A Venafiorita. Il principe Karim Aga Khan aveva fondato Alisarda da una manciata di anni quando Gavino Degortes, classe 1951, della famiglia Pinzellu, finì per la prima volta all’ombra di un aereo. «Studiavo alle professionali – racconta – e cominciai a lavorare in una officina. Realizzavo ringhiere e ferravo asini e cavalli. Tutte cose che mi sono servite. Poi si presentò la possibilità di andare a lavorare per Alisarda. Era il 1971 e l’aeroporto Costa Smeralda sarebbe stato aperto tre anni più tardi. Quindi la nostra base era l’aeroporto di Venafiorita e noi tecnici lavoravamo dentro l’hangar oggi dismesso ma ancora al suo posto. Altri tempi, comunque. Mi affascinavano i ricordi di un mio zio che pilotava gli idrovolanti e, per me, lavorare per Alisarda era davvero il massimo. Eravamo tutti amici: tecnici, piloti e assistenti di volo. Crescevamo insieme, la stima era reciproca. Era tutto ben organizzato, lavoravamo e studiavamo. La formazione era fondamentale e ricordo ancora la figura di Giancarlo Buraggi, un nostro insegnante. Da qualche parte devo ancora avere le sue dispense. Una persona squisita che ci insegnò tutto, a cominciare dall’aerodinamica. Ricordi bellissimi, almeno per me».

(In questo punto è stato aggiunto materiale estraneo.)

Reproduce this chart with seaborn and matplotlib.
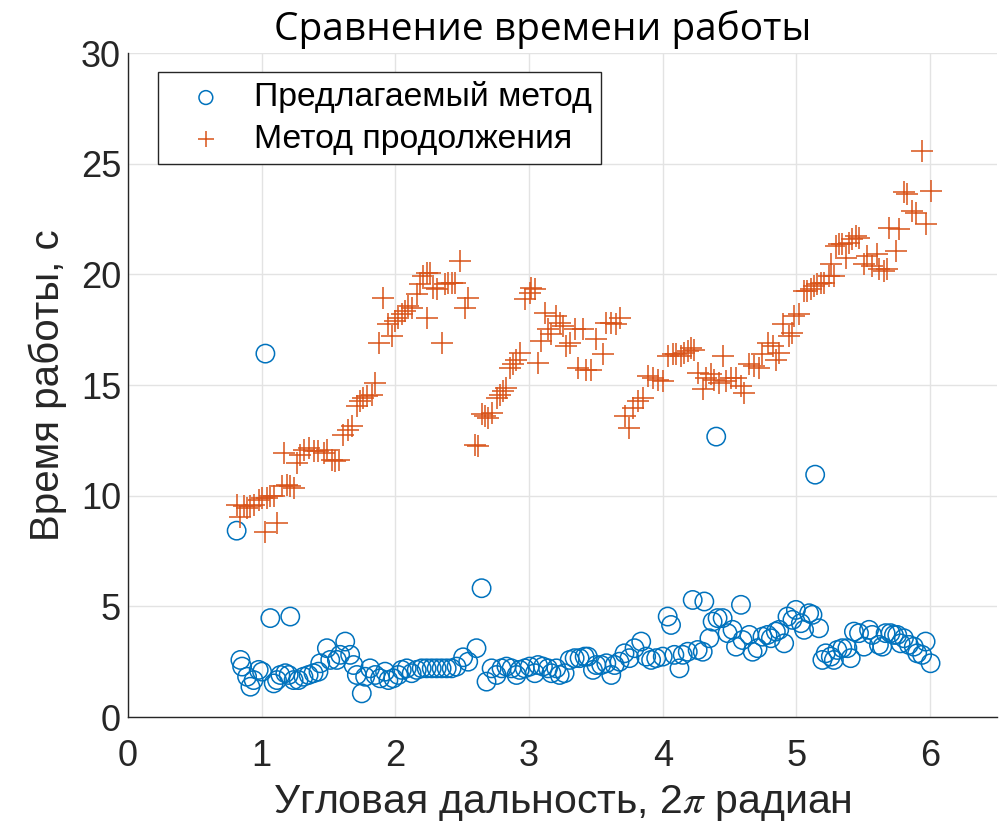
import numpy as np
import pandas as pd
import matplotlib
matplotlib.use("Agg")
import matplotlib.pyplot as plt
import seaborn as sns

# Runtime of the proposed method (circles)
prop_x = [0.813, 0.841, 0.854, 0.891, 0.916, 0.940, 0.978, 1.003, 1.028, 1.065,
          1.090, 1.115, 1.140, 1.177, 1.202, 1.214, 1.239, 1.276, 1.313, 1.351,
          1.388, 1.425, 1.438, 1.488, 1.513, 1.563, 1.587, 1.625, 1.662, 1.687,
          1.712, 1.749, 1.774, 1.811, 1.849, 1.886, 1.923, 1.948, 1.985, 2.022,
          2.048, 2.085, 2.122, 2.160, 2.197, 2.234, 2.272, 2.309, 2.346, 2.384,
          2.421, 2.458, 2.507, 2.545, 2.607, 2.645, 2.682, 2.720, 2.757, 2.794,
          2.831, 2.869, 2.906, 2.930, 2.968, 3.005, 3.043, 3.067, 3.104, 3.142,
          3.167, 3.204, 3.229, 3.266, 3.304, 3.341, 3.378, 3.416, 3.440, 3.478,
          3.503, 3.540, 3.578, 3.615, 3.640, 3.677, 3.714, 3.751, 3.789, 3.839,
          3.876, 3.913, 3.951, 4.000, 4.037, 4.062, 4.087, 4.125, 4.149, 4.187,
          4.224, 4.261, 4.299, 4.311, 4.349, 4.373, 4.400, 4.410, 4.448, 4.485,
          4.522, 4.548, 4.585, 4.597, 4.647, 4.672, 4.709, 4.746, 4.784, 4.809,
          4.846, 4.871, 4.908, 4.933, 4.970, 4.996, 5.033, 5.057, 5.095, 5.120,
          5.140, 5.169, 5.194, 5.219, 5.257, 5.280, 5.306, 5.343, 5.381, 5.406,
          5.430, 5.468, 5.505, 5.543, 5.567, 5.617, 5.642, 5.667, 5.704, 5.729,
          5.754, 5.779, 5.804, 5.841, 5.878, 5.903, 5.940, 5.966, 6.003]
prop_t = [8.42, 2.58, 2.28, 1.82, 1.37, 1.67, 2.13, 2.05, 16.42, 4.47,
          1.52, 1.67, 1.90, 1.98, 1.90, 4.54, 1.67, 1.67, 1.82, 1.90,
          1.98, 2.05, 2.43, 3.11, 2.58, 2.58, 2.81, 3.41, 2.81, 2.35,
          1.90, 1.07, 1.82, 2.20, 1.90, 1.75, 2.05, 1.67, 1.75, 1.90,
          2.13, 2.20, 1.98, 2.13, 2.20, 2.20, 2.20, 2.20, 2.20, 2.20,
          2.20, 2.28, 2.70, 2.50, 3.11, 5.82, 1.60, 2.20, 1.90, 2.20,
          2.28, 2.20, 1.90, 2.13, 2.20, 2.28, 1.98, 2.35, 2.28, 2.20,
          1.98, 2.20, 1.90, 1.98, 2.58, 2.66, 2.66, 2.73, 2.73, 2.13,
          2.35, 2.35, 2.43, 1.90, 2.35, 2.50, 2.88, 2.66, 3.11, 3.41,
          2.73, 2.58, 2.66, 2.73, 4.54, 4.16, 2.81, 2.20, 2.81, 2.95,
          5.29, 3.03, 2.95, 5.22, 3.56, 4.31, 12.67, 4.47, 4.47, 3.79,
          3.94, 3.18, 5.07, 3.48, 3.71, 2.95, 3.11, 3.63, 3.71, 3.56,
          3.86, 3.94, 3.33, 4.54, 4.39, 4.84, 4.24, 3.94, 4.69, 4.62,
          10.95, 4.01, 2.58, 2.88, 2.73, 2.58, 3.03, 3.11, 3.11, 2.66,
          3.86, 3.79, 3.18, 3.94, 3.71, 3.26, 3.18, 3.79, 3.79, 3.71,
          3.71, 3.33, 3.56, 3.26, 3.18, 2.88, 2.81, 3.41, 2.43]

# Runtime of the continuation method (plus signs)
cont_x = [0.816, 0.840, 0.868, 0.891, 0.916, 0.940, 0.978, 1.003, 1.028, 1.040,
          1.065, 1.090, 1.115, 1.152, 1.164, 1.190, 1.214, 1.239, 1.264, 1.289,
          1.314, 1.351, 1.388, 1.425, 1.463, 1.488, 1.525, 1.550, 1.575, 1.612,
          1.649, 1.674, 1.712, 1.737, 1.761, 1.787, 1.824, 1.849, 1.874, 1.910,
          1.948, 1.973, 1.998, 2.022, 2.048, 2.072, 2.097, 2.122, 2.160, 2.184,
          2.209, 2.234, 2.240, 2.259, 2.284, 2.309, 2.346, 2.371, 2.396, 2.421,
          2.446, 2.483, 2.520, 2.545, 2.595, 2.620, 2.645, 2.669, 2.694, 2.720,
          2.757, 2.781, 2.806, 2.831, 2.856, 2.881, 2.906, 2.931, 2.968, 3.005,
          3.018, 3.043, 3.067, 3.093, 3.117, 3.142, 3.167, 3.204, 3.229, 3.254,
          3.279, 3.304, 3.341, 3.366, 3.403, 3.428, 3.466, 3.503, 3.552, 3.578,
          3.615, 3.652, 3.677, 3.714, 3.751, 3.776, 3.813, 3.851, 3.888, 3.925,
          3.963, 4.000, 4.037, 4.075, 4.100, 4.137, 4.162, 4.187, 4.212, 4.237,
          4.262, 4.299, 4.324, 4.361, 4.386, 4.423, 4.448, 4.473, 4.510, 4.548,
          4.585, 4.610, 4.647, 4.684, 4.722, 4.746, 4.784, 4.821, 4.846, 4.871,
          4.896, 4.946, 4.970, 4.983, 5.020, 5.057, 5.082, 5.107, 5.132, 5.157,
          5.182, 5.207, 5.244, 5.257, 5.280, 5.294, 5.318, 5.343, 5.368, 5.393,
          5.418, 5.443, 5.468, 5.506, 5.530, 5.567, 5.604, 5.617, 5.654, 5.679,
          5.691, 5.741, 5.766, 5.804, 5.828, 5.866, 5.891, 5.940, 5.966, 6.003]
cont_t = [9.59, 9.06, 9.52, 9.44, 9.52, 9.59, 9.82, 9.90, 8.38, 9.90,
          9.97, 9.97, 8.76, 10.42, 11.93, 10.50, 10.42, 10.35, 11.48, 11.86,
          12.08, 12.16, 12.00, 12.00, 11.93, 12.08, 11.63, 11.55, 11.63, 12.76,
          12.99, 13.14, 14.04, 14.27, 14.42, 14.49, 14.57, 15.10, 16.90, 18.95,
          17.74, 17.21, 17.89, 18.04, 18.19, 18.34, 18.57, 18.49, 19.10, 19.55,
          19.92, 20.08, 18.04, 20.08, 19.40, 19.32, 16.90, 19.55, 19.62, 19.62,
          19.62, 20.60, 18.49, 18.95, 12.31, 12.23, 13.67, 13.59, 13.52, 13.74,
          14.42, 14.57, 14.72, 14.87, 15.78, 15.93, 16.15, 16.46, 18.87, 19.17,
          19.40, 19.32, 16.00, 16.98, 18.27, 17.51, 17.29, 18.11, 17.81, 17.66,
          16.76, 16.90, 17.51, 15.78, 17.51, 15.70, 15.70, 17.06, 16.38, 17.81,
          17.81, 17.74, 18.04, 13.59, 13.06, 13.97, 14.27, 14.42, 15.40, 15.33,
          15.25, 15.17, 16.30, 16.38, 16.38, 16.30, 16.46, 16.53, 16.68, 16.60,
          15.55, 14.80, 15.33, 15.48, 15.25, 15.10, 16.30, 15.17, 15.33, 15.33,
          14.95, 14.65, 15.93, 15.85, 15.78, 16.38, 16.90, 16.76, 16.15, 16.46,
          17.74, 17.21, 17.36, 18.11, 18.19, 19.24, 19.24, 19.32, 19.47, 19.55,
          19.62, 19.62, 19.92, 20.45, 19.92, 21.28, 21.36, 21.36, 20.76, 21.43,
          21.58, 21.73, 21.66, 20.45, 20.83, 20.38, 20.90, 20.23, 20.15, 20.23,
          22.11, 21.05, 22.04, 23.70, 23.62, 22.86, 22.79, 25.58, 22.26, 23.77]

x_ticks = [0, 1, 2, 3, 4, 5, 6]
y_ticks = [0, 5, 10, 15, 20, 25, 30]

title_text = "Сравнение времени работы"
x_label = "Угловая дальность, 2$\\pi$ радиан"
y_label = "Время работы, с"
label_prop = "Предлагаемый метод"
label_cont = "Метод продолжения"

BLUE = "#0072BD"
ORANGE = "#D95319"

sns.set_theme(style="whitegrid")
plt.rcParams["font.family"] = ["Liberation Sans", "DejaVu Sans"]
plt.rcParams["mathtext.fontset"] = "stix"
plt.rcParams["grid.color"] = "#e3e3e3"
plt.rcParams["grid.linewidth"] = 1.0

df_prop = pd.DataFrame({"x": prop_x, "t": prop_t})
df_cont = pd.DataFrame({"x": cont_x, "t": cont_t})

fig = plt.figure(figsize=(10.02, 8.30), dpi=100)
ax = fig.add_axes([0.1277, 0.1361, 0.8673, 0.8000])

sns.scatterplot(data=df_prop, x="x", y="t", ax=ax, marker="o", s=175,
                facecolors="none", edgecolor=BLUE, linewidth=1.1,
                label=label_prop, zorder=3)
sns.scatterplot(data=df_cont, x="x", y="t", ax=ax, marker="+", s=260,
                color=ORANGE, linewidth=1.1, label=label_cont, zorder=3)

ax.set_xlim(0, 6.5)
ax.set_ylim(0, 30)
ax.set_xticks(x_ticks)
ax.set_yticks(y_ticks)
ax.tick_params(axis="both", labelsize=26, colors="#262626", direction="in",
               length=6, width=1.0)
ax.tick_params(axis="x", pad=16)
ax.tick_params(axis="y", pad=5)

ax.set_facecolor("white")
for side in ["top", "right"]:
    ax.spines[side].set_visible(False)
for side in ["left", "bottom"]:
    ax.spines[side].set_visible(True)
    ax.spines[side].set_color("#262626")
    ax.spines[side].set_linewidth(1.0)
ax.grid(True, color="#e3e3e3", linewidth=1.0)

ax.set_xlabel(x_label, fontsize=29.5, color="#262626", labelpad=6)
ax.set_ylabel(y_label, fontsize=29, color="#262626", labelpad=10)
fig.text(543 / 1002, 1 - 30 / 830, title_text, fontsize=28, color="black",
         ha="center", va="center", family=["Open Sans", "DejaVu Sans"])

leg = ax.legend(loc="upper left", bbox_to_anchor=(0.0345, 0.971),
                borderaxespad=0, fontsize=24.3, frameon=True, fancybox=False,
                handletextpad=0.27, borderpad=0.27, labelspacing=0.32,
                handlelength=2.3, markerscale=0.75)
leg.get_frame().set_edgecolor("#262626")
leg.get_frame().set_linewidth(1.0)
leg.get_frame().set_facecolor("white")
leg.get_frame().set_alpha(1.0)
for txt in leg.get_texts():
    txt.set_color("black")

fig.savefig("out.png", dpi=100, facecolor="white")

L’eccellenza. Nel luglio del 1974, mezzo secolo fa, venne dunque inaugurato il Costa Smeralda. Per un primo periodo, però, i tecnici di Alisarda continuarono a operare ancora dentro l’hangar di Venafiorita. Infine il trasloco definitivo nel nuovo aeroporto. È qui che il polo manutentivo olbiese, che sarebbe più tardi diventato Meridiana Maintenance per poi essere fagocitato da Air Italy prima della drammatica chiusura, divenne presto una eccellenza a livello anche internazionale. Al lavoro diverse centinaia di tecnici ultraspecializzati. «Eravamo in tanti e anche molto legati tra noi – ricorda Degortes –. Lavoravamo bene e il nostro polo fu per tanti anni un fiore all’occhiello. Eravamo scrupolosi. La fretta, come diceva un nostro ingegnere, è nemica dell’aeronautica. Svolgevamo interventi che nessun altro in Italia faceva. In quattro ore cambiavamo il motore di un aereo. Girai il mondo, da New York all’Europa passando per l’Africa».

Fine e rinascita. Quando nel 2020 Air Italy fallì, travolgendo anche l’ex Meridiana Maintenance e tutti i suoi lavoratori, Gavino Degortes era in pensione ormai da diversi anni. «Alcuni colleghi mi inviarono dei video – dice –. Si vedevano gli aerei tagliati e scarnificati. Fu doloroso. Ancora oggi non riesco a capire come sia stato possibile distruggere una eccellenza di quel livello». La speranza, dunque, adesso ricade tutta sul progetto targato Atitech. «Le strutture ci sono, le competenze anche – conclude Degortes –. Le carte in regola per fare bene ci sono tutte».